## DATA LINES
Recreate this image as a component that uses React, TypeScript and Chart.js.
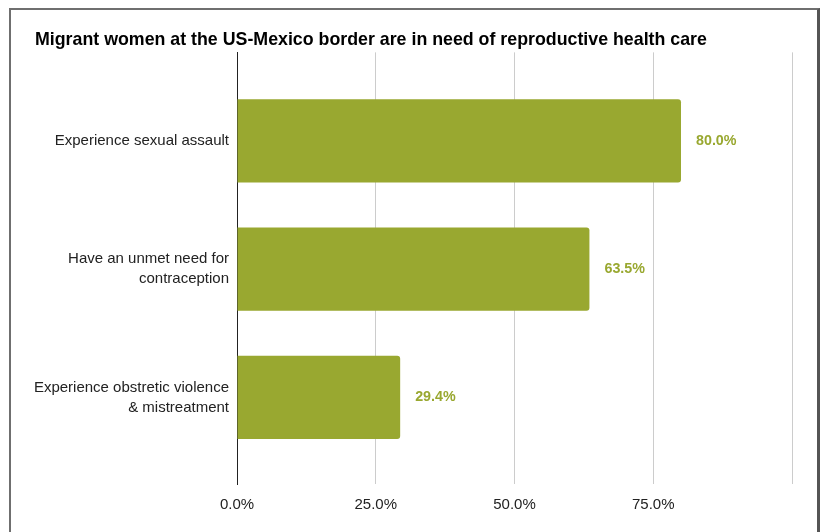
import React, { useEffect, useRef } from "react";
import { Chart, registerables } from "chart.js";

Chart.register(...registerables);

const TITLE = "Migrant women at the US-Mexico border are in need of reproductive health care";
const categories: string[][] = [
  ["Experience sexual assault"],
  ["Have an unmet need for", "contraception"],
  ["Experience obstretic violence", "& mistreatment"],
];
const values: number[] = [80.0, 63.5, 29.4];
const xTicks: number[] = [0, 25, 50, 75, 100];

const BAR_COLOR = "#99a830";
const FONT = "'Liberation Sans', Arial, sans-serif";

const valueLabels = {
  id: "valueLabels",
  afterDatasetsDraw(chart: any) {
    const ctx = chart.ctx;
    const meta = chart.getDatasetMeta(0);
    ctx.save();
    ctx.fillStyle = BAR_COLOR;
    ctx.font = `bold 14.3px ${FONT}`;
    ctx.textAlign = "left";
    ctx.textBaseline = "middle";
    meta.data.forEach((bar: any, i: number) => {
      ctx.fillText(values[i].toFixed(1) + "%", bar.x + 15, bar.y);
    });
    ctx.restore();
  },
};

export default function App() {
  const ref = useRef<HTMLCanvasElement | null>(null);
  useEffect(() => {
    if (!ref.current) return;
    const chart = new Chart(ref.current, {
      type: "bar",
      data: {
        datasets: [
          {
            data: values.map((v, i) => ({ x: v, y: i })) as any,
            backgroundColor: BAR_COLOR,
            borderRadius: 3,
            barPercentage: 0.65,
            categoryPercentage: 1,
          },
        ],
      },
      options: {
        indexAxis: "y",
        animation: false,
        responsive: false,
        layout: { padding: { left: 24, right: 25, top: 0, bottom: 0 } },
        plugins: {
          legend: { display: false },
          tooltip: { enabled: false },
          title: {
            display: true,
            text: TITLE,
            align: "start",
            color: "#000",
            font: { family: FONT, size: 17.8, weight: "bold", lineHeight: 1.2 },
            padding: { top: 19, bottom: 2 },
          },
        },
        scales: {
          x: {
            type: "linear",
            min: 0,
            max: 100,
            afterBuildTicks: (s: any) => {
              s.ticks = xTicks.map((v) => ({ value: v }));
            },
            afterFit: (s: any) => {
              s.height = 56;
            },
            grid: {
              drawTicks: false,
              color: (c: any) => (c.tick && c.tick.value === 0 ? "rgba(0,0,0,0)" : "#cccccc"),
              lineWidth: 1,
            },
            border: { display: false },
            ticks: {
              padding: 12,
              color: "#222",
              font: { family: FONT, size: 15 },
              callback: (v: any) => (v >= 100 ? "" : Number(v).toFixed(1) + "%"),
            },
          },
          y: {
            type: "linear",
            reverse: true,
            offset: false,
            grace: 0,
            min: -0.69,
            max: 2.675,
            afterBuildTicks: (s: any) => {
              s.ticks = categories.map((_, i) => ({ value: i }));
            },
            afterFit: (s: any) => {
              s.width = 202;
            },
            grid: { display: false, drawTicks: false, offset: false },
            border: { display: true, color: "#222", width: 1 },
            ticks: {
              padding: 8,
              color: "#222",
              autoSkip: false,
              font: { family: FONT, size: 15, lineHeight: 20 / 15 },
              callback: (v: any) => categories[Number(v)] ?? "",
            },
          },
        },
      },
      plugins: [valueLabels],
    });
    return () => chart.destroy();
  }, []);

  return (
    <div style={{ position: "fixed", inset: 0, overflow: "hidden", background: "#fff" }}>
      <div
        style={{
          position: "absolute",
          left: 9,
          top: 8,
          width: 806,
          height: 540,
          border: "2px solid #6f6f6f",
          borderRight: "3px solid #555",
          background: "#fff",
        }}
      >
        <canvas ref={ref} width={806} height={530} style={{ display: "block" }} />
      </div>
    </div>
  );
}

## GOAL
Quote the data exactly, leaving every image out of the copy.

## CORRECT ANSWER
Recreate this image as a component that uses React, TypeScript and Chart.js.
import React, { useEffect, useRef } from "react";
import { Chart, registerables } from "chart.js";

Chart.register(...registerables);

const TITLE = "Migrant women at the US-Mexico border are in need of reproductive health care";
const categories: string[][] = [
  ["Experience sexual assault"],
  ["Have an unmet need for", "contraception"],
  ["Experience obstretic violence", "& mistreatment"],
];
const values: number[] = [80.0, 63.5, 29.4];
const xTicks: number[] = [0, 25, 50, 75, 100];

const BAR_COLOR = "#99a830";
const FONT = "'Liberation Sans', Arial, sans-serif";

const valueLabels = {
  id: "valueLabels",
  afterDatasetsDraw(chart: any) {
    const ctx = chart.ctx;
    const meta = chart.getDatasetMeta(0);
    ctx.save();
    ctx.fillStyle = BAR_COLOR;
    ctx.font = `bold 14.3px ${FONT}`;
    ctx.textAlign = "left";
    ctx.textBaseline = "middle";
    meta.data.forEach((bar: any, i: number) => {
      ctx.fillText(values[i].toFixed(1) + "%", bar.x + 15, bar.y);
    });
    ctx.restore();
  },
};

export default function App() {
  const ref = useRef<HTMLCanvasElement | null>(null);
  useEffect(() => {
    if (!ref.current) return;
    const chart = new Chart(ref.current, {
      type: "bar",
      data: {
        datasets: [
          {
            data: values.map((v, i) => ({ x: v, y: i })) as any,
            backgroundColor: BAR_COLOR,
            borderRadius: 3,
            barPercentage: 0.65,
            categoryPercentage: 1,
          },
        ],
      },
      options: {
        indexAxis: "y",
        animation: false,
        responsive: false,
        layout: { padding: { left: 24, right: 25, top: 0, bottom: 0 } },
        plugins: {
          legend: { display: false },
          tooltip: { enabled: false },
          title: {
            display: true,
            text: TITLE,
            align: "start",
            color: "#000",
            font: { family: FONT, size: 17.8, weight: "bold", lineHeight: 1.2 },
            padding: { top: 19, bottom: 2 },
          },
        },
        scales: {
          x: {
            type: "linear",
            min: 0,
            max: 100,
            afterBuildTicks: (s: any) => {
              s.ticks = xTicks.map((v) => ({ value: v }));
            },
            afterFit: (s: any) => {
              s.height = 56;
            },
            grid: {
              drawTicks: false,
              color: (c: any) => (c.tick && c.tick.value === 0 ? "rgba(0,0,0,0)" : "#cccccc"),
              lineWidth: 1,
            },
            border: { display: false },
            ticks: {
              padding: 12,
              color: "#222",
              font: { family: FONT, size: 15 },
              callback: (v: any) => (v >= 100 ? "" : Number(v).toFixed(1) + "%"),
            },
          },
          y: {
            type: "linear",
            reverse: true,
            offset: false,
            grace: 0,
            min: -0.69,
            max: 2.675,
            afterBuildTicks: (s: any) => {
              s.ticks = categories.map((_, i) => ({ value: i }));
            },
            afterFit: (s: any) => {
              s.width = 202;
            },
            grid: { display: false, drawTicks: false, offset: false },
            border: { display: true, color: "#222", width: 1 },
            ticks: {
              padding: 8,
              color: "#222",
              autoSkip: false,
              font: { family: FONT, size: 15, lineHeight: 20 / 15 },
              callback: (v: any) => categories[Number(v)] ?? "",
            },
          },
        },
      },
      plugins: [valueLabels],
    });
    return () => chart.destroy();
  }, []);

  return (
    <div style={{ position: "fixed", inset: 0, overflow: "hidden", background: "#fff" }}>
      <div
        style={{
          position: "absolute",
          left: 9,
          top: 8,
          width: 806,
          height: 540,
          border: "2px solid #6f6f6f",
          borderRight: "3px solid #555",
          background: "#fff",
        }}
      >
        <canvas ref={ref} width={806} height={530} style={{ display: "block" }} />
      </div>
    </div>
  );
}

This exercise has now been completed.